On Fri, Feb 20, 2009 at 5:51 PM, Brion Vibber brion@wikimedia.org wrote: [snip]
On the other hand we don't want to delay those interactions; it's probably cheaper to load 15 messages in one chunk after showing the wizard rather than waiting until each tab click to load them 5 at a time.
But that can be up to the individual component how to arrange its loads...
Right. It's important to keep in mind that in most cases the user is *latency bound*. That is to say that the RTT between them and the datacenter is the primary determining factor in the load time, not how much data is sent.
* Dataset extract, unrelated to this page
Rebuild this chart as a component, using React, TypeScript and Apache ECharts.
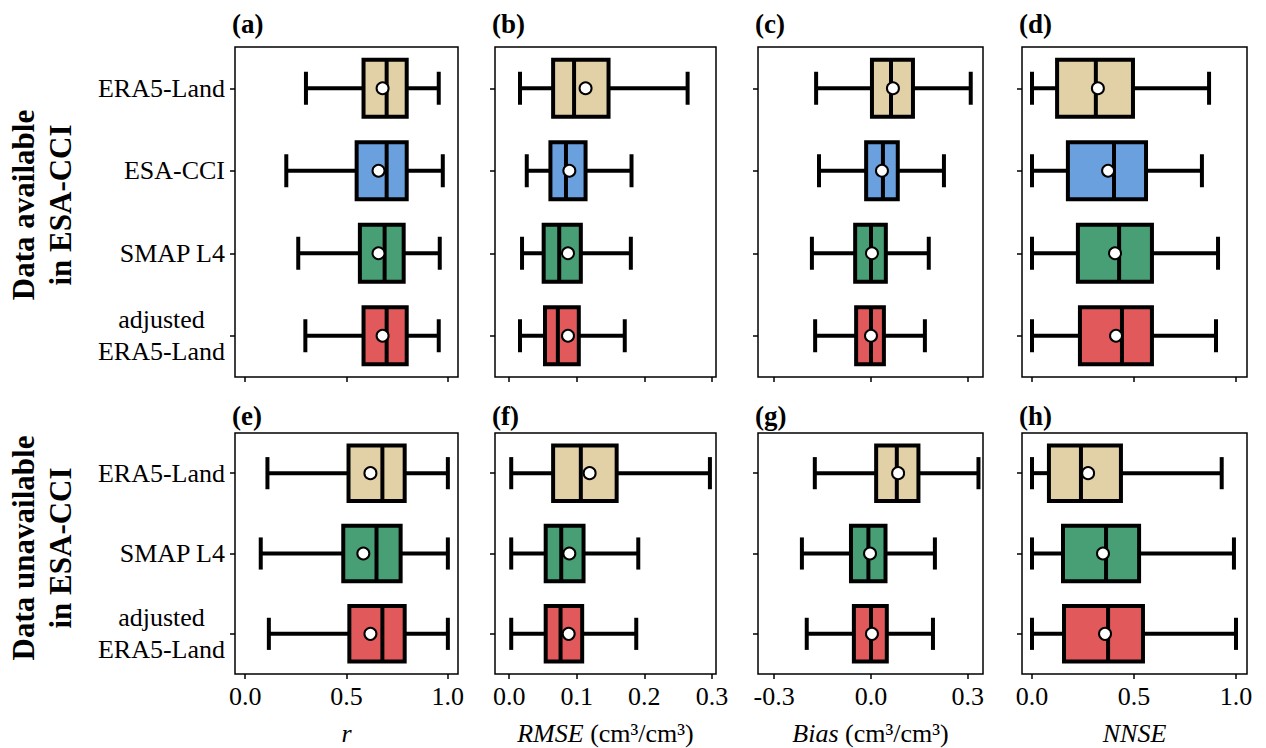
import { useEffect, useRef } from "react";
import * as echarts from "echarts";

const FONT = "Liberation Serif";

const catsAvail = ["ERA5-Land", "ESA-CCI", "SMAP L4", "adjusted\nERA5-Land"];
const catsUnavail = ["ERA5-Land", "SMAP L4", "adjusted\nERA5-Land"];
const colorsAvail = ["#E2D0A6", "#6BA0DF", "#489E75", "#E2595B"];
const colorsUnavail = ["#E2D0A6", "#489E75", "#E2595B"];
const panelLabels = ["(a)", "(b)", "(c)", "(d)", "(e)", "(f)", "(g)", "(h)"];

// each row: [lower whisker, Q1, median, Q3, upper whisker, mean]
const rAvail = [
  [0.3, 0.584, 0.698, 0.797, 0.955, 0.678],
  [0.203, 0.55, 0.698, 0.797, 0.975, 0.658],
  [0.262, 0.566, 0.688, 0.782, 0.96, 0.658],
  [0.297, 0.584, 0.698, 0.797, 0.955, 0.678],
];
const rmseAvail = [
  [0.016, 0.065, 0.096, 0.147, 0.264, 0.113],
  [0.026, 0.061, 0.084, 0.113, 0.181, 0.089],
  [0.019, 0.051, 0.074, 0.106, 0.18, 0.087],
  [0.016, 0.053, 0.072, 0.103, 0.171, 0.087],
];
const biasAvail = [
  [-0.17, 0.003, 0.062, 0.13, 0.309, 0.068],
  [-0.161, -0.015, 0.037, 0.083, 0.226, 0.034],
  [-0.183, -0.049, 0.0, 0.046, 0.179, 0.003],
  [-0.173, -0.046, 0.0, 0.04, 0.167, 0.0],
];
const nnseAvail = [
  [0.0, 0.123, 0.313, 0.495, 0.868, 0.323],
  [0.0, 0.176, 0.402, 0.559, 0.833, 0.373],
  [0.0, 0.225, 0.427, 0.588, 0.912, 0.407],
  [0.0, 0.235, 0.441, 0.588, 0.902, 0.412],
];
const rUnavail = [
  [0.11, 0.51, 0.677, 0.787, 1.0, 0.618],
  [0.077, 0.484, 0.648, 0.767, 1.0, 0.583],
  [0.117, 0.514, 0.677, 0.787, 1.0, 0.618],
];
const rmseUnavail = [
  [0.003, 0.065, 0.106, 0.159, 0.297, 0.119],
  [0.003, 0.054, 0.077, 0.11, 0.191, 0.089],
  [0.003, 0.054, 0.076, 0.108, 0.188, 0.088],
];
const biasUnavail = [
  [-0.174, 0.016, 0.08, 0.147, 0.333, 0.084],
  [-0.214, -0.062, -0.008, 0.045, 0.198, -0.003],
  [-0.199, -0.053, 0.0, 0.049, 0.192, 0.003],
];
const nnseUnavail = [
  [0.0, 0.083, 0.24, 0.436, 0.93, 0.275],
  [0.0, 0.152, 0.363, 0.525, 0.99, 0.348],
  [0.0, 0.157, 0.373, 0.544, 1.0, 0.358],
];

const metrics = [
  { name: "{i|r}", min: -0.05, max: 1.05, ticks: [0, 0.5, 1.0] },
  { name: "{i|RMSE}{n| (cm³/cm³)}", min: -0.021, max: 0.306, ticks: [0, 0.1, 0.2, 0.3] },
  { name: "{i|Bias}{n| (cm³/cm³)}", min: -0.35, max: 0.347, ticks: [-0.3, 0, 0.3] },
  { name: "{i|NNSE}", min: -0.049, max: 1.054, ticks: [0, 0.5, 1.0] },
];

const colLeft = [235, 495, 758, 1022];
const colWidth = [223, 221, 225, 225];
const rowTop = [47, 433];
const rowHeight = [330, 241];

const makeRender = (colors: string[]) => (params: any, api: any) => {
  const cat = api.value(0);
  const pt = (d: number) => api.coord([api.value(d), cat]);
  const [xLo, cy] = pt(1);
  const xQ1 = pt(2)[0];
  const xMed = pt(3)[0];
  const xQ3 = pt(4)[0];
  const xHi = pt(5)[0];
  const xMean = pt(6)[0];
  const band = api.size([0, 1])[1];
  const h = band * 0.69;
  const cap = band * 0.2;
  const line = { stroke: "#000", lineWidth: 4 };
  return {
    type: "group",
    children: [
      { type: "line", shape: { x1: xLo, y1: cy, x2: xQ1, y2: cy }, style: line },
      { type: "line", shape: { x1: xQ3, y1: cy, x2: xHi, y2: cy }, style: line },
      { type: "line", shape: { x1: xLo, y1: cy - cap, x2: xLo, y2: cy + cap }, style: line },
      { type: "line", shape: { x1: xHi, y1: cy - cap, x2: xHi, y2: cy + cap }, style: line },
      {
        type: "rect",
        shape: { x: xQ1, y: cy - h / 2, width: xQ3 - xQ1, height: h },
        style: { fill: colors[params.dataIndex], stroke: "#000", lineWidth: 4 },
      },
      { type: "line", shape: { x1: xMed, y1: cy - h / 2, x2: xMed, y2: cy + h / 2 }, style: line },
      {
        type: "circle",
        shape: { cx: xMean, cy, r: 6 },
        style: { fill: "#fff", stroke: "#000", lineWidth: 2 },
      },
    ],
  };
};

const App = () => {
  const chartRef = useRef(null);

  useEffect(() => {
    const chart = echarts.init(chartRef.current, null, { renderer: "svg" });

    const panels = [
      { data: rAvail, row: 0 },
      { data: rmseAvail, row: 0 },
      { data: biasAvail, row: 0 },
      { data: nnseAvail, row: 0 },
      { data: rUnavail, row: 1 },
      { data: rmseUnavail, row: 1 },
      { data: biasUnavail, row: 1 },
      { data: nnseUnavail, row: 1 },
    ];

    const grid: any[] = [];
    const xAxis: any[] = [];
    const yAxis: any[] = [];
    const series: any[] = [];

    panels.forEach((p, i) => {
      const col = i % 4;
      const m = metrics[col];
      const cats = p.row === 0 ? catsAvail : catsUnavail;
      const colors = p.row === 0 ? colorsAvail : colorsUnavail;

      grid.push({
        left: colLeft[col],
        top: rowTop[p.row],
        width: colWidth[col],
        height: rowHeight[p.row],
        show: true,
        borderColor: "#000",
        borderWidth: 1.5,
        backgroundColor: "transparent",
      });

      xAxis.push({
        type: "value",
        gridIndex: i,
        min: m.min,
        max: m.max,
        splitLine: { show: false },
        axisLine: { show: false, onZero: false },
        axisTick: {
          show: true,
          customValues: m.ticks,
          length: 5,
          lineStyle: { color: "#000", width: 1.5 },
        },
        axisLabel: {
          show: p.row === 1,
          customValues: m.ticks,
          formatter: (v: number) => v.toFixed(1),
          margin: 9,
          color: "#000",
          fontFamily: FONT,
          fontSize: 26,
        },
        name: p.row === 1 ? m.name : "",
        nameLocation: "middle",
        nameGap: 46,
        nameTextStyle: {
          color: "#000",
          fontFamily: FONT,
          fontSize: 26,
          rich: {
            i: { fontStyle: "italic", fontFamily: FONT, fontSize: 26, color: "#000" },
            n: { fontFamily: FONT, fontSize: 26, color: "#000" },
          },
        },
      });

      yAxis.push({
        type: "category",
        gridIndex: i,
        data: cats,
        inverse: true,
        axisLine: { show: false, onZero: false },
        axisTick: {
          show: true,
          alignWithLabel: true,
          length: 5,
          lineStyle: { color: "#000", width: 1.5 },
        },
        axisLabel: {
          show: col === 0,
          margin: 10,
          color: "#000",
          fontFamily: FONT,
          fontSize: 26,
          lineHeight: 32,
          formatter: (v: string) =>
            v.includes("\n")
              ? v
                  .split("\n")
                  .map((s) => `{c|${s}}`)
                  .join("\n")
              : v,
          rich: {
            c: {
              align: "center",
              fontFamily: FONT,
              fontSize: 26,
              lineHeight: 32,
              color: "#000",
            },
          },
        },
      });

      series.push({
        type: "custom",
        xAxisIndex: i,
        yAxisIndex: i,
        renderItem: makeRender(colors),
        encode: { x: [1, 2, 3, 4, 5, 6], y: 0 },
        data: p.data.map((d, k) => [k, ...d]),
      });
    });

    const graphic: any[] = panelLabels.map((t, i) => ({
      type: "text",
      x: colLeft[i % 4] - 3,
      y: i < 4 ? 24 : 416,
      style: {
        text: t,
        fontFamily: FONT,
        fontWeight: "bold",
        fontSize: 27,
        fill: "#000",
        verticalAlign: "middle",
        textVerticalAlign: "middle",
      },
    }));

    [
      { text: "Data available\nin ESA-CCI", y: 205 },
      { text: "Data unavailable\nin ESA-CCI", y: 548 },
    ].forEach((r) => {
      graphic.push({
        type: "text",
        x: 42,
        y: r.y,
        rotation: Math.PI / 2,
        style: {
          text: r.text,
          fontFamily: FONT,
          fontWeight: "bold",
          fontSize: 31,
          fill: "#000",
          lineHeight: 37,
          align: "center",
          verticalAlign: "middle",
          textAlign: "center",
          textVerticalAlign: "middle",
        },
      });
    });

    const option: any = {
      animation: false,
      backgroundColor: "#fff",
      grid,
      xAxis,
      yAxis,
      series,
      graphic,
    };

    chart.setOption(option);

    return () => {
      chart.dispose();
    };
  }, []);

  return (
    <div
      ref={chartRef}
      style={{ position: "absolute", left: 0, top: 0, width: "1266px", height: "748px" }}
    />
  );
};

export default App;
Latency determines the connection time, it also influences how quickly rwin can grow and get you out of slow-start. When you send more at once you'll also be sending more of it with a larger rwin.
So in terms of user experience you'll usually improve results by sending more data if doing so is able to save you a second request.
Even ignoring the users experience— connections aren't free. There is byte-overhead in establishing a connection. Byte-overhead in lost compression by working with smaller objects. Byte-overhead in having more partially filled IP packets. CPU overhead from processing more connections, etc.
Obviously there is a line to be drawn— You wouldn't improve performance by sending the whole of Wikipedia on the first request. But you will most likely not be conserving *anything* by avoiding sending another kilobyte of compressed user interface text for an application a user has already invoked, even if only a few percent use the additional messages.